I’m not entirely disagreeing with you, Roadkill. I simply refuse to accept that it is Always And Entirely the fast-mover’s fault, the way every whinging assault pilot who comes on the forums to repost this thread always claims. Even your example up there pins the blame squarely on those first couple of fast-movers who actually have their s*** together, not the Whales who know for a fact that they’re slow as Whales and yet still don’t take the time to fidget with their groups in Testing Grounds or jam their throttles on the moment their feet hit dirt.
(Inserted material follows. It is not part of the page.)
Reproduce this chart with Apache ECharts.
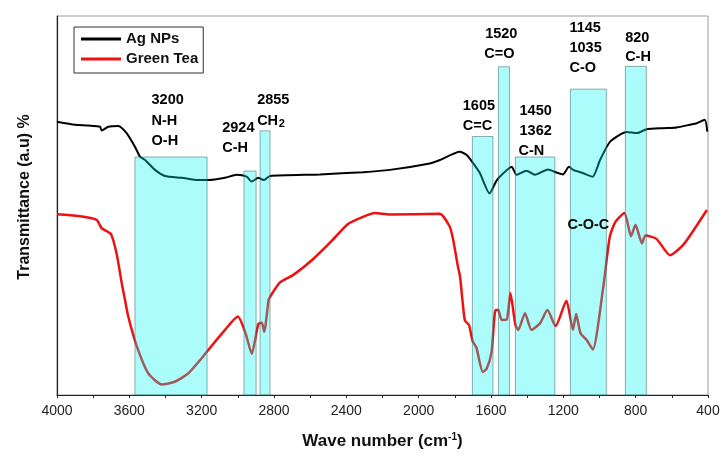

I’ve seen Whale pilots who manage to stick with the group just fine. I also refuse to sacrifice the edge in mobility I gain from a lighter machine so I can anchor myself to a Dire Whale and ensure he arrives at the battlefield intact – simply three minutes late, with half the team dead and my own machine in tatters, because he couldn’t figure out whether to go left or right.
If you can’t read a battle, think two minutes ahead, and maneuver to where you know you’re going to need to be in those two minutes, you have no business driving a Whale. Every other assault ‘Mech in the game can either snag a larger engine and keep up better or comes with one stock. People want to kvetch out the fastbros for “not adapting your playstyle to better protect us!” Well, maybe you shoulda oughta figure out if the Whale is the right ride for you before making demands.
If you’re not up for making the ‘Mech work, you can absolutely still pilot it. Everybody’s got to learn sometime. But you don’t really get to make demands and chain the fastbros down to 60kph so you can feel better about being fat. You get fifty tons of guns to make up for your fatness. What do the fastbros get in exchange for cutting their throttles in half to cover your fat self?